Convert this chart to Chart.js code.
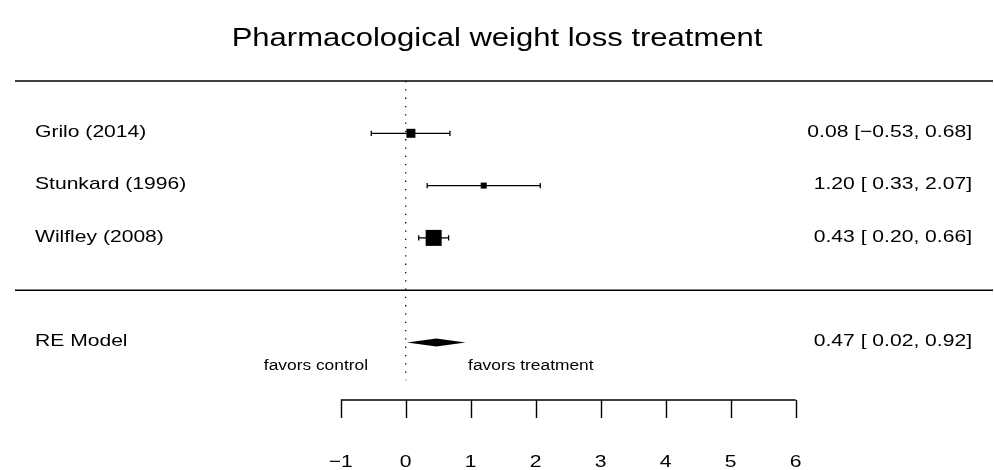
<!DOCTYPE html>
<html>
<head>
<meta charset="utf-8">
<script src="https://cdn.jsdelivr.net/npm/chart.js@4/dist/chart.umd.min.js"></script>
<style>
  html, body { margin: 0; padding: 0; background: #ffffff; overflow: hidden; }
  canvas { display: block; }
</style>
</head>
<body>
<canvas id="forest" width="994" height="470"></canvas>
<script>
// Study-level effect sizes with 95% confidence intervals
const studies   = ['Grilo (2014)', 'Stunkard (1996)', 'Wilfley (2008)'];
const estimates = [0.08, 1.20, 0.43];
const ciLower   = [-0.53, 0.33, 0.20];
const ciUpper   = [0.68, 2.07, 0.66];
const studyRows = [3, 2, 1];

// Random-effects summary
const pooledLabel    = 'RE Model';
const pooledEstimate = 0.47;
const pooledLower    = 0.02;
const pooledUpper    = 0.92;
const pooledRow      = -1;

// Axis
const tickValues = [-1, 0, 1, 2, 3, 4, 5, 6];
const tickLabels = ['\u22121', '0', '1', '2', '3', '4', '5', '6'];

const titleText = 'Pharmacological weight loss treatment';
const favorsLeft = 'favors control';
const favorsRight = 'favors treatment';

// ---- presentation ----
const FONT = '"Liberation Sans", Arial, Helvetica, sans-serif';
const SX = 1.24;                     // horizontal widening of the type
const markerSides = [9, 6, 16];      // square size in px for each study
const X_RANGE = [-6.011, 9.035];
const Y_RANGE = [-2.1, 4];
const TOP_ROW = 4, SEP_ROW = 0;

function num(v) { return (v < 0 ? '\u2212' : '') + Math.abs(v).toFixed(2); }
function padNum(v) { return (v < 0 ? '\u2212' : ' ') + Math.abs(v).toFixed(2); }
function annot(est, lo, hi) { return num(est) + ' [' + padNum(lo) + ', ' + num(hi) + ']'; }

function wideText(ctx, txt, x, y, align, size) {
  ctx.save();
  ctx.font = size + 'px ' + FONT;
  ctx.fillStyle = '#000';
  ctx.textAlign = align;
  ctx.textBaseline = 'middle';
  ctx.translate(x, y);
  ctx.scale(SX, 1);
  ctx.fillText(txt, 0, 0);
  ctx.restore();
}

const forestDecor = {
  id: 'forestDecor',
  afterDatasetsDraw(chart) {
    const ctx = chart.ctx;
    const xs = chart.scales.x, ys = chart.scales.y;
    // summary diamond
    const yc = ys.getPixelForValue(pooledRow);
    ctx.save();
    ctx.fillStyle = '#000';
    ctx.beginPath();
    ctx.moveTo(xs.getPixelForValue(pooledLower), yc);
    ctx.lineTo(xs.getPixelForValue(pooledEstimate), yc - 4);
    ctx.lineTo(xs.getPixelForValue(pooledUpper), yc);
    ctx.lineTo(xs.getPixelForValue(pooledEstimate), yc + 4);
    ctx.closePath();
    ctx.fill();
    ctx.restore();
  },
  afterDraw(chart) {
    const ctx = chart.ctx;
    const xs = chart.scales.x, ys = chart.scales.y;
    const area = chart.chartArea;

    // title
    wideText(ctx, titleText, chart.width / 2, 39, 'center', 25);

    // study labels and annotations
    const leftX = area.left + 20, rightX = area.right - 21;
    studies.forEach((s, i) => {
      const y = ys.getPixelForValue(studyRows[i]) - 1;
      wideText(ctx, s, leftX, y, 'left', 17);
      wideText(ctx, annot(estimates[i], ciLower[i], ciUpper[i]), rightX, y, 'right', 17);
    });
    const py = ys.getPixelForValue(pooledRow) - 1;
    wideText(ctx, pooledLabel, leftX, py, 'left', 17);
    wideText(ctx, annot(pooledEstimate, pooledLower, pooledUpper), rightX, py, 'right', 17);

    // favors labels
    const fy = ys.getPixelForValue(-1.45);
    wideText(ctx, favorsLeft, xs.getPixelForValue(-0.58), fy, 'right', 14);
    wideText(ctx, favorsRight, xs.getPixelForValue(0.96), fy, 'left', 14);

    // x axis
    const ay = area.bottom;
    const x0 = xs.getPixelForValue(tickValues[0]);
    const x1 = xs.getPixelForValue(tickValues[tickValues.length - 1]);
    ctx.save();
    ctx.strokeStyle = '#000';
    ctx.lineWidth = 1.4;
    ctx.beginPath();
    ctx.moveTo(x0, ay);
    ctx.lineTo(x1, ay);
    tickValues.forEach(v => {
      const tx = Math.round(xs.getPixelForValue(v)) + 0.5;
      ctx.moveTo(tx, ay);
      ctx.lineTo(tx, ay + 18);
    });
    ctx.stroke();
    ctx.restore();
    tickValues.forEach((v, i) => {
      wideText(ctx, tickLabels[i], xs.getPixelForValue(v), 462, 'center', 17);
    });
  }
};

const lineStyle = { showLine: true, borderColor: '#000', pointRadius: 0, fill: false, clip: false };

const datasets = [
  // study squares
  {
    type: 'scatter', order: 0,
    data: estimates.map((v, i) => ({ x: v, y: studyRows[i] })),
    pointStyle: 'rect',
    pointRadius: markerSides.map(s => s / Math.SQRT2),
    pointBackgroundColor: '#000', pointBorderWidth: 0, borderWidth: 0
  },
  // confidence intervals with end caps
  ...studies.map((s, i) => ({
    type: 'line', order: 1, label: s,
    data: [{ x: ciLower[i], y: studyRows[i] }, { x: ciUpper[i], y: studyRows[i] }],
    borderColor: '#000', borderWidth: 1.3,
    pointStyle: 'line', pointRotation: 90, pointRadius: 2.6,
    pointBorderColor: '#000', pointBorderWidth: 1.3,
    fill: false, clip: false
  })),
  // reference line at zero
  Object.assign({ type: 'line', order: 2,
    data: [{ x: 0, y: TOP_ROW }, { x: 0, y: -1.72 }],
    borderWidth: 1.3, borderDash: [1.3, 7] }, lineStyle),
  // frame lines
  Object.assign({ type: 'line', order: 2,
    data: [{ x: X_RANGE[0], y: TOP_ROW }, { x: X_RANGE[1], y: TOP_ROW }],
    borderWidth: 1.6 }, lineStyle),
  Object.assign({ type: 'line', order: 2,
    data: [{ x: X_RANGE[0], y: SEP_ROW }, { x: X_RANGE[1], y: SEP_ROW }],
    borderWidth: 1.6 }, lineStyle)
];

new Chart(document.getElementById('forest'), {
  type: 'scatter',
  data: { datasets },
  options: {
    responsive: false,
    animation: false,
    devicePixelRatio: 1,
    events: [],
    layout: { autoPadding: false, padding: { left: 15, right: 1, top: 81, bottom: 70 } },
    scales: {
      x: { type: 'linear', min: X_RANGE[0], max: X_RANGE[1], display: false },
      y: { type: 'linear', min: Y_RANGE[0], max: Y_RANGE[1], display: false }
    },
    plugins: { legend: { display: false }, tooltip: { enabled: false }, title: { display: false } }
  },
  plugins: [forestDecor]
});
</script>
</body>
</html>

—————

Copy the data character for character, but drop all pictures from the copy.

Convert this chart to Chart.js code.
<!DOCTYPE html>
<html>
<head>
<meta charset="utf-8">
<script src="https://cdn.jsdelivr.net/npm/chart.js@4/dist/chart.umd.min.js"></script>
<style>
  html, body { margin: 0; padding: 0; background: #ffffff; overflow: hidden; }
  canvas { display: block; }
</style>
</head>
<body>
<canvas id="forest" width="994" height="470"></canvas>
<script>
// Study-level effect sizes with 95% confidence intervals
const studies   = ['Grilo (2014)', 'Stunkard (1996)', 'Wilfley (2008)'];
const estimates = [0.08, 1.20, 0.43];
const ciLower   = [-0.53, 0.33, 0.20];
const ciUpper   = [0.68, 2.07, 0.66];
const studyRows = [3, 2, 1];

// Random-effects summary
const pooledLabel    = 'RE Model';
const pooledEstimate = 0.47;
const pooledLower    = 0.02;
const pooledUpper    = 0.92;
const pooledRow      = -1;

// Axis
const tickValues = [-1, 0, 1, 2, 3, 4, 5, 6];
const tickLabels = ['\u22121', '0', '1', '2', '3', '4', '5', '6'];

const titleText = 'Pharmacological weight loss treatment';
const favorsLeft = 'favors control';
const favorsRight = 'favors treatment';

// ---- presentation ----
const FONT = '"Liberation Sans", Arial, Helvetica, sans-serif';
const SX = 1.24;                     // horizontal widening of the type
const markerSides = [9, 6, 16];      // square size in px for each study
const X_RANGE = [-6.011, 9.035];
const Y_RANGE = [-2.1, 4];
const TOP_ROW = 4, SEP_ROW = 0;

function num(v) { return (v < 0 ? '\u2212' : '') + Math.abs(v).toFixed(2); }
function padNum(v) { return (v < 0 ? '\u2212' : ' ') + Math.abs(v).toFixed(2); }
function annot(est, lo, hi) { return num(est) + ' [' + padNum(lo) + ', ' + num(hi) + ']'; }

function wideText(ctx, txt, x, y, align, size) {
  ctx.save();
  ctx.font = size + 'px ' + FONT;
  ctx.fillStyle = '#000';
  ctx.textAlign = align;
  ctx.textBaseline = 'middle';
  ctx.translate(x, y);
  ctx.scale(SX, 1);
  ctx.fillText(txt, 0, 0);
  ctx.restore();
}

const forestDecor = {
  id: 'forestDecor',
  afterDatasetsDraw(chart) {
    const ctx = chart.ctx;
    const xs = chart.scales.x, ys = chart.scales.y;
    // summary diamond
    const yc = ys.getPixelForValue(pooledRow);
    ctx.save();
    ctx.fillStyle = '#000';
    ctx.beginPath();
    ctx.moveTo(xs.getPixelForValue(pooledLower), yc);
    ctx.lineTo(xs.getPixelForValue(pooledEstimate), yc - 4);
    ctx.lineTo(xs.getPixelForValue(pooledUpper), yc);
    ctx.lineTo(xs.getPixelForValue(pooledEstimate), yc + 4);
    ctx.closePath();
    ctx.fill();
    ctx.restore();
  },
  afterDraw(chart) {
    const ctx = chart.ctx;
    const xs = chart.scales.x, ys = chart.scales.y;
    const area = chart.chartArea;

    // title
    wideText(ctx, titleText, chart.width / 2, 39, 'center', 25);

    // study labels and annotations
    const leftX = area.left + 20, rightX = area.right - 21;
    studies.forEach((s, i) => {
      const y = ys.getPixelForValue(studyRows[i]) - 1;
      wideText(ctx, s, leftX, y, 'left', 17);
      wideText(ctx, annot(estimates[i], ciLower[i], ciUpper[i]), rightX, y, 'right', 17);
    });
    const py = ys.getPixelForValue(pooledRow) - 1;
    wideText(ctx, pooledLabel, leftX, py, 'left', 17);
    wideText(ctx, annot(pooledEstimate, pooledLower, pooledUpper), rightX, py, 'right', 17);

    // favors labels
    const fy = ys.getPixelForValue(-1.45);
    wideText(ctx, favorsLeft, xs.getPixelForValue(-0.58), fy, 'right', 14);
    wideText(ctx, favorsRight, xs.getPixelForValue(0.96), fy, 'left', 14);

    // x axis
    const ay = area.bottom;
    const x0 = xs.getPixelForValue(tickValues[0]);
    const x1 = xs.getPixelForValue(tickValues[tickValues.length - 1]);
    ctx.save();
    ctx.strokeStyle = '#000';
    ctx.lineWidth = 1.4;
    ctx.beginPath();
    ctx.moveTo(x0, ay);
    ctx.lineTo(x1, ay);
    tickValues.forEach(v => {
      const tx = Math.round(xs.getPixelForValue(v)) + 0.5;
      ctx.moveTo(tx, ay);
      ctx.lineTo(tx, ay + 18);
    });
    ctx.stroke();
    ctx.restore();
    tickValues.forEach((v, i) => {
      wideText(ctx, tickLabels[i], xs.getPixelForValue(v), 462, 'center', 17);
    });
  }
};

const lineStyle = { showLine: true, borderColor: '#000', pointRadius: 0, fill: false, clip: false };

const datasets = [
  // study squares
  {
    type: 'scatter', order: 0,
    data: estimates.map((v, i) => ({ x: v, y: studyRows[i] })),
    pointStyle: 'rect',
    pointRadius: markerSides.map(s => s / Math.SQRT2),
    pointBackgroundColor: '#000', pointBorderWidth: 0, borderWidth: 0
  },
  // confidence intervals with end caps
  ...studies.map((s, i) => ({
    type: 'line', order: 1, label: s,
    data: [{ x: ciLower[i], y: studyRows[i] }, { x: ciUpper[i], y: studyRows[i] }],
    borderColor: '#000', borderWidth: 1.3,
    pointStyle: 'line', pointRotation: 90, pointRadius: 2.6,
    pointBorderColor: '#000', pointBorderWidth: 1.3,
    fill: false, clip: false
  })),
  // reference line at zero
  Object.assign({ type: 'line', order: 2,
    data: [{ x: 0, y: TOP_ROW }, { x: 0, y: -1.72 }],
    borderWidth: 1.3, borderDash: [1.3, 7] }, lineStyle),
  // frame lines
  Object.assign({ type: 'line', order: 2,
    data: [{ x: X_RANGE[0], y: TOP_ROW }, { x: X_RANGE[1], y: TOP_ROW }],
    borderWidth: 1.6 }, lineStyle),
  Object.assign({ type: 'line', order: 2,
    data: [{ x: X_RANGE[0], y: SEP_ROW }, { x: X_RANGE[1], y: SEP_ROW }],
    borderWidth: 1.6 }, lineStyle)
];

new Chart(document.getElementById('forest'), {
  type: 'scatter',
  data: { datasets },
  options: {
    responsive: false,
    animation: false,
    devicePixelRatio: 1,
    events: [],
    layout: { autoPadding: false, padding: { left: 15, right: 1, top: 81, bottom: 70 } },
    scales: {
      x: { type: 'linear', min: X_RANGE[0], max: X_RANGE[1], display: false },
      y: { type: 'linear', min: Y_RANGE[0], max: Y_RANGE[1], display: false }
    },
    plugins: { legend: { display: false }, tooltip: { enabled: false }, title: { display: false } }
  },
  plugins: [forestDecor]
});
</script>
</body>
</html>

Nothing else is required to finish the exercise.